Decision Fatigue and Impulse Buying: Why You Spend More After 8pm
Most regret-purchases happen at the end of long days. The brain's decision-making fuel runs low, and the cheapest path becomes 'yes.'
Track your impulse purchases for a month and look at the time stamps. The pattern is consistent across people: most happen between 8pm and midnight, often after a long workday. This isn't coincidence. It's how decision fatigue works.
What decision fatigue is
Every decision you make in a day — what to wear, what to eat, what to reply to — depletes a finite resource for self-control. By evening, that reserve is low. The brain takes the path of least resistance, and "yes" is almost always less effortful than "no."
Why marketers know this
E-commerce platforms see the same pattern in their data. Push notifications, "limited time" deals, and even the design of certain checkout flows are calibrated to your tired-brain hours. The 8pm version of you is a much easier customer than the 9am version.

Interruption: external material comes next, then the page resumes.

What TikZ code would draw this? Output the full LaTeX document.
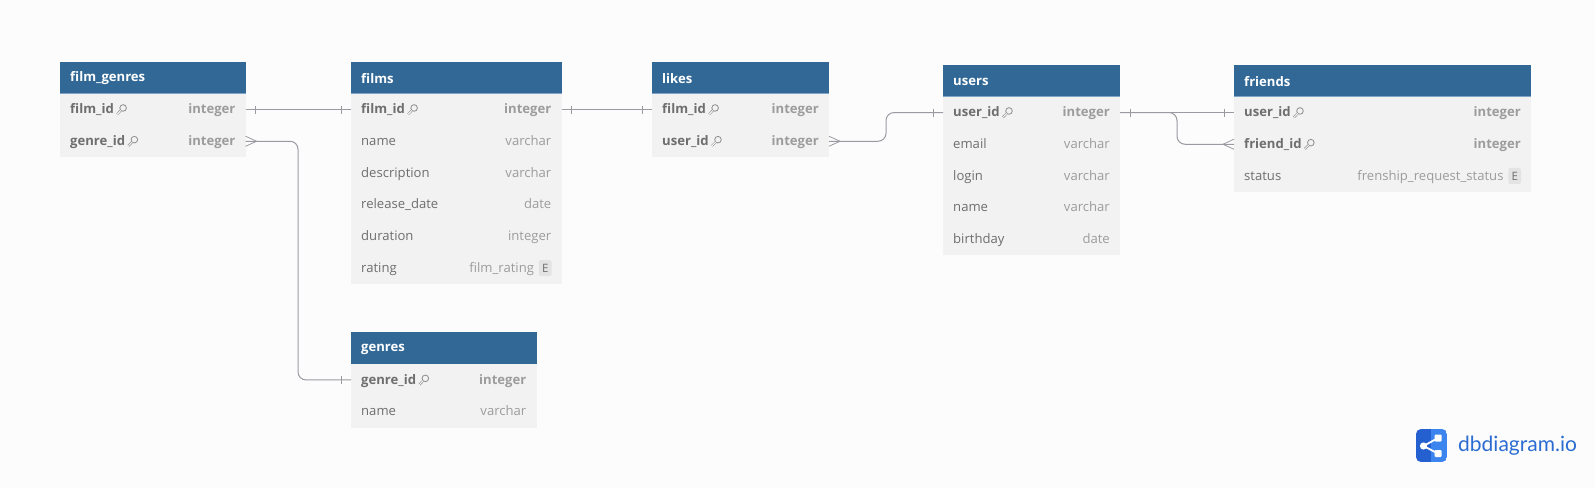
\documentclass[tikz,border=0pt]{standalone}
\usepackage{fontspec}
\setmainfont{Open Sans}
\newfontfamily\logofont{Lato}
\usetikzlibrary{decorations.markings}

\definecolor{pagebg}{HTML}{FCFCFC}
\definecolor{headblue}{HTML}{316896}
\definecolor{headline}{HTML}{7FA3C4}
\definecolor{rowgray}{HTML}{F2F2F2}
\definecolor{namegray}{HTML}{6E6E6E}
\definecolor{typegray}{HTML}{9C9C9C}
\definecolor{linegray}{HTML}{9A9AA2}
\definecolor{logodark}{HTML}{2460CF}
\definecolor{logolight}{HTML}{3C85EE}
\definecolor{logotext}{HTML}{2C6CD2}

\tikzset{
  headbox/.style={draw=none, fill=headblue, anchor=north west, minimum height=31.7pt, inner sep=0pt, outer sep=0pt},
  rowbox/.style={draw=none, fill=rowgray, anchor=north west, minimum height=31.7pt, inner sep=0pt, outer sep=0pt},
  headtext/.style={anchor=west, text=white, inner sep=0pt, font=\fontsize{13.1}{15}\selectfont\bfseries},
  nametext/.style={anchor=west, text=namegray, inner sep=0pt, text height=10pt, text depth=3pt, font=\fontsize{13.1}{15}\selectfont},
  typetext/.style={anchor=east, text=typegray, inner sep=0pt, text height=10pt, text depth=3pt, font=\fontsize{13.1}{15}\selectfont},
  keyname/.style={nametext, font=\fontsize{13.1}{15}\selectfont\bfseries},
  keytype/.style={typetext, font=\fontsize{13.1}{15}\selectfont\bfseries},
  enumbox/.style={anchor=east, fill=black!11, text=namegray, rounded corners=1.5pt, minimum width=12.6pt, minimum height=16pt, inner sep=0pt, font=\fontsize{11.5}{13}\selectfont},
  markline/.style={linegray, line width=0.8pt, sharp corners},
  conn/.style={draw=linegray, line width=1pt, rounded corners=8pt, postaction={decorate}},
  oneboth/.style={decoration={markings,
    mark=at position 10pt with {\draw[markline] (0,-4) -- (0,4);},
    mark=at position -10pt with {\draw[markline] (0,-4) -- (0,4);}}},
  manystartoneend/.style={decoration={markings,
    mark=at position 0pt with {\draw[markline] (0,-5) -- (11,0) -- (0,5);},
    mark=at position -10pt with {\draw[markline] (0,-4) -- (0,4);}}},
  onestartmanyend/.style={decoration={markings,
    mark=at position 10pt with {\draw[markline] (0,-4) -- (0,4);},
    mark=at position -0.1pt with {\draw[markline] (0,-5) -- (-11,0) -- (0,5);}}},
  keyicon/.pic={
    \draw[typegray!90!black, line width=0.8pt] (2.1,-1.7) circle (3.3);
    \draw[typegray!90!black, line width=0.6pt, double=pagebg, double distance=1pt] (-0.1,0.7) -- (-3.9,4.6);
  },
}

% table head: id, left, top, width, title
\newcommand{\dbhead}[5]{
  \node[headbox, minimum width=#4pt] (#1) at (#2,#3) {};
  \draw[headline, line width=1pt] (#1.south west) -- (#1.south east);
  \node[headtext] (#1title) at ([xshift=10pt,yshift=-0.7pt]#1.west) {#5};
}
% key row: id, above, width, name, type
\newcommand{\dbkeyrow}[5]{
  \node[rowbox, minimum width=#3pt] (#1) at (#2.south west) {};
  \node[keyname] (#1name) at ([xshift=10pt,yshift=-0.6pt]#1.west) {#4};
  \pic (#1key) at ([xshift=7pt,yshift=0.5pt]#1name.east) {keyicon};
  \node[keytype] (#1type) at ([xshift=-10pt,yshift=-0.6pt]#1.east) {#5};
}
% plain row: id, above, width, name, type
\newcommand{\dbrow}[5]{
  \node[rowbox, minimum width=#3pt] (#1) at (#2.south west) {};
  \node[nametext] (#1name) at ([xshift=10pt,yshift=-0.6pt]#1.west) {#4};
  \node[typetext] (#1type) at ([xshift=-10pt,yshift=-0.6pt]#1.east) {#5};
}

\begin{document}
\begin{tikzpicture}[x=1pt, y=-1pt]

\fill[pagebg] (0,0) rectangle (1595,488);

% film_genres
\dbhead{fg}{60}{62}{185.6}{film\_genres}
\dbkeyrow{fgfilm}{fg}{185.6}{film\_id}{integer}
\dbkeyrow{fggenre}{fgfilm}{185.6}{genre\_id}{integer}

% films
\dbhead{fl}{351}{62}{210.5}{films}
\dbkeyrow{flid}{fl}{210.5}{film\_id}{integer}
\dbrow{flname}{flid}{210.5}{name}{varchar}
\dbrow{fldesc}{flname}{210.5}{description}{varchar}
\dbrow{flrel}{fldesc}{210.5}{release\_date}{date}
\dbrow{fldur}{flrel}{210.5}{duration}{integer}
\dbrow{flrat}{fldur}{210.5}{rating}{}
\node[enumbox] (flratE) at ([xshift=-9.8pt]flrat.east) {E};
\node[typetext] (flrattype) at ([xshift=-4.5pt,yshift=-0.6pt]flratE.west) {film\_rating};

% genres
\dbhead{gn}{351}{332.4}{185.5}{genres}
\dbkeyrow{gnid}{gn}{185.5}{genre\_id}{integer}
\dbrow{gnname}{gnid}{185.5}{name}{varchar}

% likes
\dbhead{lk}{652}{62}{177}{likes}
\dbkeyrow{lkfilm}{lk}{177}{film\_id}{integer}
\dbkeyrow{lkuser}{lkfilm}{177}{user\_id}{integer}

% users
\dbhead{us}{943}{65}{177}{users}
\dbkeyrow{usid}{us}{177}{user\_id}{integer}
\dbrow{usmail}{usid}{177}{email}{varchar}
\dbrow{uslogin}{usmail}{177}{login}{varchar}
\dbrow{usname}{uslogin}{177}{name}{varchar}
\dbrow{usbirth}{usname}{177}{birthday}{date}

% friends
\dbhead{fr}{1234}{65}{297}{friends}
\dbkeyrow{fruser}{fr}{297}{user\_id}{integer}
\dbkeyrow{frfriend}{fruser}{297}{friend\_id}{integer}
\dbrow{frstat}{frfriend}{297}{status}{}
\node[enumbox] (frstatE) at ([xshift=-9.8pt]frstat.east) {E};
\node[typetext] (frstattype) at ([xshift=-4.5pt,yshift=-0.6pt]frstatE.west) {frenship\_request\_status};

% refs
\draw[conn, oneboth] (fgfilm.east) -- (flid.west);
\coordinate (gnbend) at (298,0);
\draw[conn, manystartoneend] (fggenre.east) -- (fggenre.east -| gnbend) -- (gnid.west -| gnbend) -- (gnid.west);
\draw[conn, oneboth] (flid.east) -- (lkfilm.west);
\coordinate (usbend) at (886,0);
\draw[conn, manystartoneend] (lkuser.east) -- (lkuser.east -| usbend) -- (usid.west -| usbend) -- (usid.west);
\draw[conn, oneboth] (usid.east) -- (fruser.west);
\coordinate (frbend) at (1177,0);
\draw[conn, onestartmanyend] (usid.east) -- (usid.east -| frbend) -- (frfriend.west -| frbend) -- (frfriend.west);

% logo
\begin{scope}
\clip[rounded corners=5pt] (1416,429) rectangle (1447,462);
\fill[logodark] (1416,429) rectangle (1431,462);
\fill[logolight] (1431,429) rectangle (1447,462);
\end{scope}
\coordinate (logoA) at (1423.5,446);
\coordinate (logoB) at (1438,438);
\coordinate (logoC) at (1438,453.5);
\draw[white, line width=1.8pt] (logoB) -- (logoA) -- (logoC);
\fill[white] (logoA) circle (3.6);
\fill[white, rounded corners=1pt] (1434.5,434.5) rectangle (1441.5,441.5);
\fill[white, rounded corners=1pt] (1434.5,450) rectangle (1441.5,457);
\node[anchor=west, text=logotext, inner sep=0pt, font=\logofont\fontsize{21}{24}\selectfont] (logotitle) at (1458,446) {dbdiagram.io};

\end{tikzpicture}
\end{document}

The structural fix: decisions before fatigue
Make all major spending decisions in the morning, ideally before opening any app. The same purchase you would have made impulsively at 9pm gets a clearer review at 9am — and most don't survive. The "wait until tomorrow morning" rule isn't a hack; it's neuroscience.
Reduce small decisions to save big ones
Capsule wardrobes, repeated meals, automated bill payments — these aren't lifestyle aesthetics. They're protecting your decision budget for the choices that matter. Less choice fatigue early means more clarity late.
The "no after 8pm" rule
For purchases over a small threshold (say, 1% of your monthly take-home), make a personal rule: nothing decided or purchased after 8pm. Add it to your wishlist or notes app, decide tomorrow. The simplest rule possible, and one of the most effective.
What changes after a month
You'll be shocked how many "I really wanted that" purchases never come back the next morning. The desire was real. The desire wasn't durable.
You don't have to fight your tired self. You just need to put decisions in front of your rested self.